Screw extruder geometry in the simulation (as used in experimental work)

In the simulations, the downward push force applied by the extruder was recorded to compare with the experimental \( \delta P/Q \) value (which can be correlated with extrusion pressure in a screw-type extrusion). Figure 5 (a) shows the variation of vertical screw force with time for different rotational speeds (flow direction is negative z-direction). In this preliminary study, the average extrusion force exerted by the screw (in the negative z-direction) at steady-state is considered and shown in dotted straight lines in Fig. 5 (a). With the available computational capacity (3.4 GHz clock speed and 16 GB RAM), for small rotational speeds such as 1 and 1.5 rev.s⁻¹, the initiation of extrusion of the material was considered.

Fig. 5.

(a) Numerical extrusion force variation for different rotational speeds. (b) Comparison of experimental and numerical extrusion pressure values

Figure 5 (b) shows the comparison of the experimental \( \delta P/Q \) value and the numerical extrusion pressure value (extrusion force/cross-sectional area of the nozzle). As seen in Fig. 5 (b), both the experimental and numerical pressure values show a similar trend (increasing pressure with increasing rotational speed), however, the numerical pressure values are higher than the experimental pressure values (\( \delta P/Q \)). The possible reasons may be the higher particle sizes used and the mono-sized particles used in the simulations. The forces from the agitating blade also should have a contribution to the power-consumption in experimental results. Therefore, in future research, the particular component also should be considered.

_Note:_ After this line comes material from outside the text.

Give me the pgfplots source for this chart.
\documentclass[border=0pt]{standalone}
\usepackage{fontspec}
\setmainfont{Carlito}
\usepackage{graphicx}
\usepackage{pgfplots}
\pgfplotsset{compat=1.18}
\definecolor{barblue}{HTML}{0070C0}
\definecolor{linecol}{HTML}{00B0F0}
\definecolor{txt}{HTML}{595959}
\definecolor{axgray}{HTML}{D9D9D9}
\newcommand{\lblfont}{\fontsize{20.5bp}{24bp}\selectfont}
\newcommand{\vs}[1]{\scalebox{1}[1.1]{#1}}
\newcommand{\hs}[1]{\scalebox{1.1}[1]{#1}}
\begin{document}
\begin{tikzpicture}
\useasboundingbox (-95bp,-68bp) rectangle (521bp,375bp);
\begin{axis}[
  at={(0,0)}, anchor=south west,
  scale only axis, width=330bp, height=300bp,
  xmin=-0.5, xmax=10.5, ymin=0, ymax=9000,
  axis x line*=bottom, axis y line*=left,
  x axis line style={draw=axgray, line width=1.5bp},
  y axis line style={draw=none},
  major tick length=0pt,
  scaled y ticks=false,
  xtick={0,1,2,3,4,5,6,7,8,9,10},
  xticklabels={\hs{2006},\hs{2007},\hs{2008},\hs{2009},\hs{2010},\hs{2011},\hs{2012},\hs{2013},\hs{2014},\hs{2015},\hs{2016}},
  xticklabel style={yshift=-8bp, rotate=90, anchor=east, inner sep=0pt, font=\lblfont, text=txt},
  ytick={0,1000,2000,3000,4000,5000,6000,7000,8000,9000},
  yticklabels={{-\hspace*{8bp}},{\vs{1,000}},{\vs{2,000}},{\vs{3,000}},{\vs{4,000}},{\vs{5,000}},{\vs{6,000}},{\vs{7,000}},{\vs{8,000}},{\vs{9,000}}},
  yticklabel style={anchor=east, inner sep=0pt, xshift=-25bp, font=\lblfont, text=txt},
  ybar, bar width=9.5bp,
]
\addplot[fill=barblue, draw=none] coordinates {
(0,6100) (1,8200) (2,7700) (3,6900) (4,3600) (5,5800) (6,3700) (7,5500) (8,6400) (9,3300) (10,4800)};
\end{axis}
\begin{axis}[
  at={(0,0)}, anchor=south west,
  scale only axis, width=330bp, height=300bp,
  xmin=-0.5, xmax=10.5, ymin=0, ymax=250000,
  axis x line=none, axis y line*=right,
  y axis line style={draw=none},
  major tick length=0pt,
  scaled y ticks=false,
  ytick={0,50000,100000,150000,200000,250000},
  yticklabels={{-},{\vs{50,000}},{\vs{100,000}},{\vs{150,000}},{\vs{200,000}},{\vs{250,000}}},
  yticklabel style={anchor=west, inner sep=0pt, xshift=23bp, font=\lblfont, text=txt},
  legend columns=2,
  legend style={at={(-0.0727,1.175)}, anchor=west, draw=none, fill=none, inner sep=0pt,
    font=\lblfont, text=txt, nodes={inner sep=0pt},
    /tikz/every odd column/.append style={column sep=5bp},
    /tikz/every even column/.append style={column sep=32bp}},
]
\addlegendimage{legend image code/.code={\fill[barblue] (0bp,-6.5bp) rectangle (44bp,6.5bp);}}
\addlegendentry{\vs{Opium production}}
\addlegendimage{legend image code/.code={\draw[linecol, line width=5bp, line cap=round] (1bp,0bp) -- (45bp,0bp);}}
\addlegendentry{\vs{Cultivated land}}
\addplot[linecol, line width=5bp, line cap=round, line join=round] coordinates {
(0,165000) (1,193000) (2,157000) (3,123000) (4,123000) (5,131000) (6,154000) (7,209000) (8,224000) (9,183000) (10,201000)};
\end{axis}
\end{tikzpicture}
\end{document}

Finally, it can be concluded, that there should be a direct link between the rheological parameters obtained from orifice extrusion test and the extrudability of cementitious material in a screw-type extruder.

6 Conclusions

Preliminary studies were done to characterize the extrudability of 3DCP in the current work. DEM was used as the numerical simulation method for the purpose. The following conclusions can be made from the study.

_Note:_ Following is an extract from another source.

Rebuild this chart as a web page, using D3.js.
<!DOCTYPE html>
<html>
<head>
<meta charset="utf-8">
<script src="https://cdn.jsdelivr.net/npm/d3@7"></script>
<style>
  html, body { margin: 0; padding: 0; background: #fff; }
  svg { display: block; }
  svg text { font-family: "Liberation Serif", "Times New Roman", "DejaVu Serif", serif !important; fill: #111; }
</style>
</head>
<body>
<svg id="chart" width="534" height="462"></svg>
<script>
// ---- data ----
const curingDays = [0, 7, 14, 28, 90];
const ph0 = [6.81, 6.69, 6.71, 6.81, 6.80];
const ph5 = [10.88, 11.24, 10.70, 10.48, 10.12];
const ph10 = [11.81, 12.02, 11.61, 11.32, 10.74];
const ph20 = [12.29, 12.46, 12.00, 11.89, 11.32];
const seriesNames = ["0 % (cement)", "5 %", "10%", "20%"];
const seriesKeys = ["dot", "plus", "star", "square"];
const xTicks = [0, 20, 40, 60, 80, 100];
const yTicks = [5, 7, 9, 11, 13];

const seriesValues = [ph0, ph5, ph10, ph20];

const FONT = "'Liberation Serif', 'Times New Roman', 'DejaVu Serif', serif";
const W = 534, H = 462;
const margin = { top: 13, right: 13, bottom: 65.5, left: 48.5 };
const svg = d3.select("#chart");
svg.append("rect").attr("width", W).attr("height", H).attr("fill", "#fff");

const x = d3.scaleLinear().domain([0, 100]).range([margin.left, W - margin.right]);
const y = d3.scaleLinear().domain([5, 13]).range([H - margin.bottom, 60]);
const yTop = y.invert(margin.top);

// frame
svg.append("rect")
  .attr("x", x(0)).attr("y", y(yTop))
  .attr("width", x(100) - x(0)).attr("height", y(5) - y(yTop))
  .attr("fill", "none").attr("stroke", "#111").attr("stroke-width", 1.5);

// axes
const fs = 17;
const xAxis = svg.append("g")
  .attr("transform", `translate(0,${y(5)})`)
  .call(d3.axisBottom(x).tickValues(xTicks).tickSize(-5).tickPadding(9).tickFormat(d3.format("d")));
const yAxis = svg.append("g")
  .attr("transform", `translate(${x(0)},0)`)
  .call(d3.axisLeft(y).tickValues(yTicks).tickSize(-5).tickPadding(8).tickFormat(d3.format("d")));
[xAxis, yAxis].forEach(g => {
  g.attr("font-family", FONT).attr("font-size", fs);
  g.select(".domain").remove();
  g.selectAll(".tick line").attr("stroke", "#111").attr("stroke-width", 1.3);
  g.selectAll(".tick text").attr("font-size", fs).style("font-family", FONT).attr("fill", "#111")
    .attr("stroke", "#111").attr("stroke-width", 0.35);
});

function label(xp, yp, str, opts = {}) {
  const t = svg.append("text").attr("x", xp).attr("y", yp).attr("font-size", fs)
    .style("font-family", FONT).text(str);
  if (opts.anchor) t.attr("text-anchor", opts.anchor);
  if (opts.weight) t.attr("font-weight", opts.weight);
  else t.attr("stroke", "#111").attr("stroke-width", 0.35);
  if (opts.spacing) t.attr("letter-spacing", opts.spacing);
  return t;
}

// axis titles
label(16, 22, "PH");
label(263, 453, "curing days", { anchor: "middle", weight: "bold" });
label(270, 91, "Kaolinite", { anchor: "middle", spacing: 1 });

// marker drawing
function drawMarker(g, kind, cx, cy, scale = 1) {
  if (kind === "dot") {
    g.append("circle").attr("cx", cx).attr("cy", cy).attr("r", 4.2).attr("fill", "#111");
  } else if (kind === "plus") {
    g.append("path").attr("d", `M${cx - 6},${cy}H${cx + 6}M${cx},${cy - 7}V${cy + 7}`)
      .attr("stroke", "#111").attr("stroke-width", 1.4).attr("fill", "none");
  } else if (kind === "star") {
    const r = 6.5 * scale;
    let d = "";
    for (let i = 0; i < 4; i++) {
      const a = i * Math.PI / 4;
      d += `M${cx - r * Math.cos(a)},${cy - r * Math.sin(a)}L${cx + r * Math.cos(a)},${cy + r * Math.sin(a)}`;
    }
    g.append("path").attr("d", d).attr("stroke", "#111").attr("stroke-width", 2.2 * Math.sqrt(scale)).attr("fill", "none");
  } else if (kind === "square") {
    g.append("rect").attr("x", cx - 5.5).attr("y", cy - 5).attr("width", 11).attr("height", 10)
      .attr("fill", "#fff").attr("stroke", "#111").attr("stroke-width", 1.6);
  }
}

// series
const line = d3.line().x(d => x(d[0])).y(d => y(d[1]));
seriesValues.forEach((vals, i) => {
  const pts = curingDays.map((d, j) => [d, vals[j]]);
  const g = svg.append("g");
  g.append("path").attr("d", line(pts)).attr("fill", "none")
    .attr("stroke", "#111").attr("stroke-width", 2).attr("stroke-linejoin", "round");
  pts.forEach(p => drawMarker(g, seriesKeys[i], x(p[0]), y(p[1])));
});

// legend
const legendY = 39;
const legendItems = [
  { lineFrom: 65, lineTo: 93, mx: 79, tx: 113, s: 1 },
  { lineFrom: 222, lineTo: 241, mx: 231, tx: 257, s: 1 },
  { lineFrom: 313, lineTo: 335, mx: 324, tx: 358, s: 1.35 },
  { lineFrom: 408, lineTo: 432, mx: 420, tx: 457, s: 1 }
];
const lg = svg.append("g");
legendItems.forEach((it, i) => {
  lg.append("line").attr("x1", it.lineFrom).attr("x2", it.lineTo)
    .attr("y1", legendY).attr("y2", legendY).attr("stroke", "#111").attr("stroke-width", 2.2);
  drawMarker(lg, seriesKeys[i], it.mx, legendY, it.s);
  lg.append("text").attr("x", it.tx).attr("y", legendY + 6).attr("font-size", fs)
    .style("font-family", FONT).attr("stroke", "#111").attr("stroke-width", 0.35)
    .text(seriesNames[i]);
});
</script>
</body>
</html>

• Relative power consumption increases with the increasing rotational speed giving a power-law relationship between the two parameters (in a screw-type extruder). Relative power measurements can be used as an effective method to characterize the extrudability of different mixes.

• The material discharge rate increases linearly with the rotational speed in a screw-type extruder.

• Ram extrusion can be effectively used to characterize the rheological parameters of 3DCP material. Also, it can be used to calibrate the DEM numerical model.

• The DEM two-phase model can be used effectively to simulate the ram extrusion forces. The developed model can be used in other flow simulations such as screw-type extrusion as well. Therefore, the developed tool is useful in quantifying extrudability and also to design screw-type extruders for 3DCP applications.